-- BEGIN --
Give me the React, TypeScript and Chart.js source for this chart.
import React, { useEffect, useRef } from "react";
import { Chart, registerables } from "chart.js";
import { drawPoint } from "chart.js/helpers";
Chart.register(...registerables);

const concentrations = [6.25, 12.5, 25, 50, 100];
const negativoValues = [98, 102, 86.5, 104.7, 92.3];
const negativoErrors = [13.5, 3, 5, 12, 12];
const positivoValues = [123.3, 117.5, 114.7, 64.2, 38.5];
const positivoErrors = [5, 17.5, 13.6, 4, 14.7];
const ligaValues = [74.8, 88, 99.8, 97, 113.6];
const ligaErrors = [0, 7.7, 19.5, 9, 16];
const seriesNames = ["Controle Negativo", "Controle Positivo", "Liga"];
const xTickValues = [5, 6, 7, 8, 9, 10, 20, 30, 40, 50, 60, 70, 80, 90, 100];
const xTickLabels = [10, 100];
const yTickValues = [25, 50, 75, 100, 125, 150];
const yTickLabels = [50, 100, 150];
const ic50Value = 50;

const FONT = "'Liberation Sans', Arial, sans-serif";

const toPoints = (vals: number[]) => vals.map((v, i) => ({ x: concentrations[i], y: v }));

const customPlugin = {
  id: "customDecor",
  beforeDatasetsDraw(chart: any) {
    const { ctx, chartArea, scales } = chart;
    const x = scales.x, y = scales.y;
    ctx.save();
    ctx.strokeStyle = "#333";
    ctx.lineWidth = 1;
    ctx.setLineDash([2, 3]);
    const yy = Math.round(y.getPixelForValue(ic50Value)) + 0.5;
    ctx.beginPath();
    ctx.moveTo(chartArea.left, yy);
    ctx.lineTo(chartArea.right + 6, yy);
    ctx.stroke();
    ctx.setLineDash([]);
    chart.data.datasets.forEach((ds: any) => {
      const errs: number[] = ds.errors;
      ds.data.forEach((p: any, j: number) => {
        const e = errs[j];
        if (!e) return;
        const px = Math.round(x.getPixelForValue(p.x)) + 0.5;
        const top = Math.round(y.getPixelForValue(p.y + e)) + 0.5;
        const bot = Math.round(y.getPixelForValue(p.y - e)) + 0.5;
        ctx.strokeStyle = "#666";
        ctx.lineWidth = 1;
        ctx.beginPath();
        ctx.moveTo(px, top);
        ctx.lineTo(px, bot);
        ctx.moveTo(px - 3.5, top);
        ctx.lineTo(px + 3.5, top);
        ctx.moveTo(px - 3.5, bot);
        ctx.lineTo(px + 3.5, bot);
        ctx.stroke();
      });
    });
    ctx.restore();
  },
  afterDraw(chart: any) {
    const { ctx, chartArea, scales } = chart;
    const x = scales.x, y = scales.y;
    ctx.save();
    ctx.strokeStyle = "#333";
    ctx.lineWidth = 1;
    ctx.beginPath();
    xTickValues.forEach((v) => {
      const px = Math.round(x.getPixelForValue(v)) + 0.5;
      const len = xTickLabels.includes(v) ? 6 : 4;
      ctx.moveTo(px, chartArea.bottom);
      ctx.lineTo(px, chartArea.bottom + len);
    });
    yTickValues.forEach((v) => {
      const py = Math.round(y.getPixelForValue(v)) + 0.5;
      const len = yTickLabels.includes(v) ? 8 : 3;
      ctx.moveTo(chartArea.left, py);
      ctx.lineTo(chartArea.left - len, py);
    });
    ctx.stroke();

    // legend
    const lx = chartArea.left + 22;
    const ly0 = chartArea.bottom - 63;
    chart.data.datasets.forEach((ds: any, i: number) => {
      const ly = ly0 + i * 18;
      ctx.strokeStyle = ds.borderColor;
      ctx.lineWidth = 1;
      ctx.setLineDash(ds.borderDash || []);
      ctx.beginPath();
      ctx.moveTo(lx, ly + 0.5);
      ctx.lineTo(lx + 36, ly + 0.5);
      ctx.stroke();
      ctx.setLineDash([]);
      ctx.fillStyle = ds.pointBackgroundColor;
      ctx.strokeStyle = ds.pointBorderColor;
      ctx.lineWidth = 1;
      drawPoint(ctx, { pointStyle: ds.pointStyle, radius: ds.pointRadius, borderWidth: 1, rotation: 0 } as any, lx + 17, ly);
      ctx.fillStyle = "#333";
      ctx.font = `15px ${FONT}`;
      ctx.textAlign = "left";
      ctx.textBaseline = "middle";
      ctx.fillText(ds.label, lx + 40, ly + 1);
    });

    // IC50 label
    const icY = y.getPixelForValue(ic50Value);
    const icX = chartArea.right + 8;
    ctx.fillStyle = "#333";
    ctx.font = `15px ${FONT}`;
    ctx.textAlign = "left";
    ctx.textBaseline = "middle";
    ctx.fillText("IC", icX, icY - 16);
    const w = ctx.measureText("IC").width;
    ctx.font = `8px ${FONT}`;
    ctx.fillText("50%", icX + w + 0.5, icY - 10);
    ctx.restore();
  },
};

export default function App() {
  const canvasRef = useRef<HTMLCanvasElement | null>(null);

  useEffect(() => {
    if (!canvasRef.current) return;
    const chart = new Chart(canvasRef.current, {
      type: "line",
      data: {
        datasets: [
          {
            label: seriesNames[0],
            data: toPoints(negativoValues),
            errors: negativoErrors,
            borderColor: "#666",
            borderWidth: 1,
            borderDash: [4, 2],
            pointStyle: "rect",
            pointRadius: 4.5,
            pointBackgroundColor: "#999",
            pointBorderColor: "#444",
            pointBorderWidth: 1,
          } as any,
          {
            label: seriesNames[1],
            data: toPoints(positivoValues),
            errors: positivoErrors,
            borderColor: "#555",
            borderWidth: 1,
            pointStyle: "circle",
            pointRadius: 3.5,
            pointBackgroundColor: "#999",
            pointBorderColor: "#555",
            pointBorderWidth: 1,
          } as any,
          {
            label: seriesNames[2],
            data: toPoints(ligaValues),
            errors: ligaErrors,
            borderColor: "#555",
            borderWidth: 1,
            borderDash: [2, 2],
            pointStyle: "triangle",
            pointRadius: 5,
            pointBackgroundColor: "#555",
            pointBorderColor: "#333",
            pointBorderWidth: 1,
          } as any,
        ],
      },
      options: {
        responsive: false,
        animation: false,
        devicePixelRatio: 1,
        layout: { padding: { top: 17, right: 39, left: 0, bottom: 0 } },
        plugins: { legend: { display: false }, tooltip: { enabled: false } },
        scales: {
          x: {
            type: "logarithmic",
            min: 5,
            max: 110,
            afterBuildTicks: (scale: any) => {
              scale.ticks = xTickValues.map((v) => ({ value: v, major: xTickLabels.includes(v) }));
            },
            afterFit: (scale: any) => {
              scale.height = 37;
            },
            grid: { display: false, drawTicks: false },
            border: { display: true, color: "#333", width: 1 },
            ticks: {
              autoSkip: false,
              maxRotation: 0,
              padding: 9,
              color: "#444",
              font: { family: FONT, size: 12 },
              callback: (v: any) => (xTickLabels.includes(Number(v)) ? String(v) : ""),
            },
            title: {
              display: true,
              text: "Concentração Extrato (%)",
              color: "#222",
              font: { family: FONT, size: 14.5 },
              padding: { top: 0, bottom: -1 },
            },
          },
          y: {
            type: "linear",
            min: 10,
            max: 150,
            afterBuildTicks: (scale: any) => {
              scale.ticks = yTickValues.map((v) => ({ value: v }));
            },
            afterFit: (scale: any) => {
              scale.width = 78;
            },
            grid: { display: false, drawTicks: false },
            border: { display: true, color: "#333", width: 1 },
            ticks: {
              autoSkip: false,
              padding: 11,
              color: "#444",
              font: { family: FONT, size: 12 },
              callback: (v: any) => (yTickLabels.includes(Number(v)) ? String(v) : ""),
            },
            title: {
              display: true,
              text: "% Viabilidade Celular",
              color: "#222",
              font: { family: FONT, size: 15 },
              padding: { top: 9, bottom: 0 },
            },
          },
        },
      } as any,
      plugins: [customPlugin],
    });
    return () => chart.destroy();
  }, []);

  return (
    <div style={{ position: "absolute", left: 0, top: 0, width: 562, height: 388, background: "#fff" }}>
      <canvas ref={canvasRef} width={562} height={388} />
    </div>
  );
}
-- END --
Given request
Your answer should be exactly the lines of the data above, from the first through the line containing "Chart.register(...registerables);".

Response
Give me the React, TypeScript and Chart.js source for this chart.
import React, { useEffect, useRef } from "react";
import { Chart, registerables } from "chart.js";
import { drawPoint } from "chart.js/helpers";
Chart.register(...registerables);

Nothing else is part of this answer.